Shingles won a world cross-country trial at Trentham in 1971, the 1500m at the 1972 Munich Olympic Games trials in Auckland, was second over 800m and 1500m at the 1969 Commonwealth Games trials and raced in the track 3000m at the 1975 NZ Games in Christchurch. She would win three titles - 5000m and 10,000m track and the 10km road race - during the 1981 world masters games in Christchurch and Palmerston North.

Shingles was the first female winner of the Wanganui Sportsperson of the Year in 1971 and won the honour again in 1980.

She was awarded an Athletics New Zealand long service medal in 1992 and is a life member of the Wanganui Harrier Club.

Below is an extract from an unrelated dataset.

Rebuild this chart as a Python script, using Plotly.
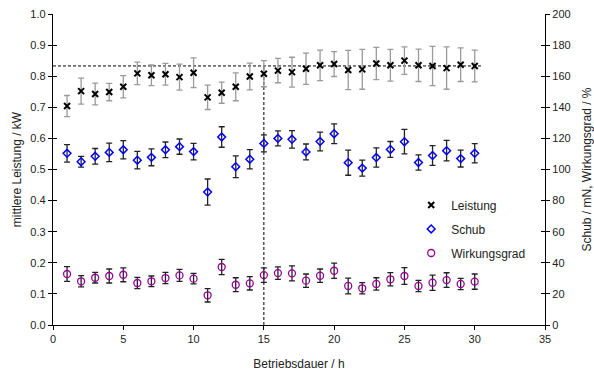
import plotly.graph_objects as go

# Betriebsdauer / h
hours = list(range(1, 31))

# mittlere Leistung / kW and its spread
leistung = [0.704, 0.752, 0.743, 0.749, 0.766, 0.809, 0.803, 0.806, 0.797, 0.811,
            0.732, 0.747, 0.766, 0.799, 0.808, 0.818, 0.813, 0.824, 0.835, 0.839,
            0.820, 0.822, 0.841, 0.835, 0.850, 0.835, 0.833, 0.826, 0.837, 0.833]
leistung_err = [0.034, 0.042, 0.035, 0.028, 0.036, 0.036, 0.033, 0.035, 0.042, 0.048,
                0.039, 0.034, 0.045, 0.043, 0.042, 0.039, 0.048, 0.050, 0.049, 0.040,
                0.063, 0.064, 0.052, 0.051, 0.044, 0.052, 0.063, 0.068, 0.054, 0.051]

# Schub / mN
schub = [110.4, 105.0, 108.5, 111.0, 112.7, 106.0, 107.8, 112.7, 114.7, 111.5,
         85.5, 120.9, 101.8, 106.6, 116.8, 120.0, 119.4, 111.3, 118.0, 123.0,
         104.4, 100.9, 107.7, 112.9, 117.9, 104.5, 109.0, 112.1, 107.0, 110.4]
schub_err = [5.6, 3.5, 5.0, 5.9, 5.9, 5.6, 5.4, 5.0, 4.9, 5.3,
             8.4, 6.6, 7.0, 6.2, 5.5, 4.8, 5.6, 5.1, 6.0, 6.4,
             8.1, 5.1, 6.2, 5.1, 7.9, 4.9, 6.4, 6.6, 5.4, 6.2]

# Wirkungsgrad / %
wirkungsgrad = [32.8, 28.1, 30.4, 31.5, 32.3, 27.0, 28.1, 30.2, 31.9, 29.8,
                19.1, 37.3, 25.9, 26.8, 32.1, 33.4, 33.2, 28.5, 31.7, 34.9,
                25.1, 23.6, 26.4, 29.4, 31.5, 25.1, 27.2, 28.9, 26.4, 27.9]
wirkungsgrad_err = [4.7, 3.6, 3.4, 4.5, 4.5, 3.6, 3.4, 3.6, 3.9, 3.4,
                    4.3, 4.9, 4.5, 4.3, 4.7, 4.0, 4.8, 4.3, 4.3, 4.9,
                    5.1, 3.6, 4.0, 4.3, 5.4, 3.6, 4.9, 4.7, 3.6, 4.9]

# reference lines: mean power level and the 15 h mark
mean_power = 0.833
mark_hour = 15
mean_line_end = 30.5

FONT = "Liberation Sans, Arial, sans-serif"
PURPLE = "#990099"
BLUE = "#0000FF"

fig = go.Figure()

# dashed guide lines
fig.add_trace(go.Scatter(
    x=[0, mean_line_end], y=[mean_power, mean_power], mode="lines",
    line=dict(color="black", width=1, dash="3px,2px"), showlegend=False,
    hoverinfo="skip"))
fig.add_trace(go.Scatter(
    x=[mark_hour, mark_hour], y=[0, mean_power], mode="lines",
    line=dict(color="black", width=1, dash="3px,2px"), showlegend=False,
    hoverinfo="skip"))

fig.add_trace(go.Scatter(
    x=hours, y=leistung, mode="markers", name="Leistung", legendgroup="a",
    marker=dict(symbol="x-thin-open", size=6, color="black",
                line=dict(color="black", width=2)),
    error_y=dict(type="data", array=leistung_err, color="#9a9a9a",
                 thickness=1.3, width=3)))

fig.add_trace(go.Scatter(
    x=hours, y=schub, mode="markers", name="Schub", yaxis="y2", legendgroup="b",
    marker=dict(symbol="diamond-open", size=6, color=BLUE,
                line=dict(color=BLUE, width=1.5)),
    error_y=dict(type="data", array=schub_err, color="#222222",
                 thickness=1.3, width=3)))

fig.add_trace(go.Scatter(
    x=hours, y=wirkungsgrad, mode="markers", name="Wirkungsgrad", yaxis="y2",
    legendgroup="c",
    marker=dict(symbol="circle-open", size=7, color=PURPLE,
                line=dict(color=PURPLE, width=1.3)),
    error_y=dict(type="data", array=wirkungsgrad_err, color="#222222",
                 thickness=1.3, width=3)))

tickfont = dict(family=FONT, size=11, color="#222222")
titlefont = dict(family=FONT, size=12, color="#222222")

fig.update_layout(
    width=594, height=371,
    margin=dict(l=53, r=49, t=14, b=46),
    paper_bgcolor="white", plot_bgcolor="white",
    font=dict(family=FONT, size=12, color="#222222"),
    xaxis=dict(range=[0, 35], tickvals=[0, 5, 10, 15, 20, 25, 30, 35],
               showgrid=False, zeroline=False, showline=True,
               linecolor="black", linewidth=1.3, ticks="outside", ticklen=4,
               tickcolor="black", tickfont=tickfont, automargin=False,
               title=dict(text="Betriebsdauer / h", font=titlefont, standoff=16)),
    yaxis=dict(range=[0, 1], tickvals=[i / 10 for i in range(11)],
               tickformat=".1f", showgrid=False, zeroline=False,
               showline=True, linecolor="black", linewidth=1.3,
               ticks="outside", ticklen=4, tickcolor="black",
               tickfont=tickfont, automargin=False,
               title=dict(text="mittlere Leistung / kW", font=titlefont,
                          standoff=6)),
    yaxis2=dict(range=[0, 200], tickvals=list(range(0, 201, 20)),
                overlaying="y", side="right", showgrid=False,
                zeroline=False, showline=True, linecolor="black",
                linewidth=1.3, ticks="outside", ticklen=4,
                tickcolor="black", tickfont=tickfont, automargin=False,
                title=dict(text="Schub / mN, Wirkungsgrad / %",
                           font=titlefont, standoff=13)),
    # inner halves of the crossing tick marks
    yaxis3=dict(range=[0, 1], tickvals=[i / 10 for i in range(11)],
                overlaying="y", side="left", showgrid=False, zeroline=False,
                showline=False, ticks="inside", ticklen=4, tickcolor="black",
                showticklabels=False, automargin=False),
    yaxis4=dict(range=[0, 200], tickvals=list(range(0, 201, 20)),
                overlaying="y", side="right", showgrid=False, zeroline=False,
                showline=False, ticks="inside", ticklen=4, tickcolor="black",
                showticklabels=False, automargin=False),
    legend=dict(x=0.728, y=0.4325, xanchor="left", yanchor="top",
                bgcolor="rgba(0,0,0,0)", font=dict(family=FONT, size=12),
                traceorder="grouped", tracegroupgap=5),
    showlegend=True,
)

# empty traces so the tick-only axes are rendered
fig.add_trace(go.Scatter(x=[None], y=[None], yaxis="y3", showlegend=False,
                         hoverinfo="skip"))
fig.add_trace(go.Scatter(x=[None], y=[None], yaxis="y4", showlegend=False,
                         hoverinfo="skip"))

fig.write_html("out.html")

Now she follows in the footsteps of former world rowing champion Philippa Baker-Hogan and ex-NZ hockey captain Patricia Barwick as the third woman to be inducted as individual members of the Wanganui Hall of Fame.

Mary Laugesen (golf and softball), her sister Joan McIntyre (softball) and their late mother Annie (golf) are also in the Hall of Fame as members of the McIntyre Family.

Wanganui Sports Hall of Fame now comprises 20 individuals and two family groups.

The 74-year-old Shingles, who won numerous races for the Wanganui Athletic and Cycling club, the Wanganui Harrier Club and for West Coast (North Island) centre teams, was inducted into the Hall of Fame at the Ray White Wanganui Sports Awards function.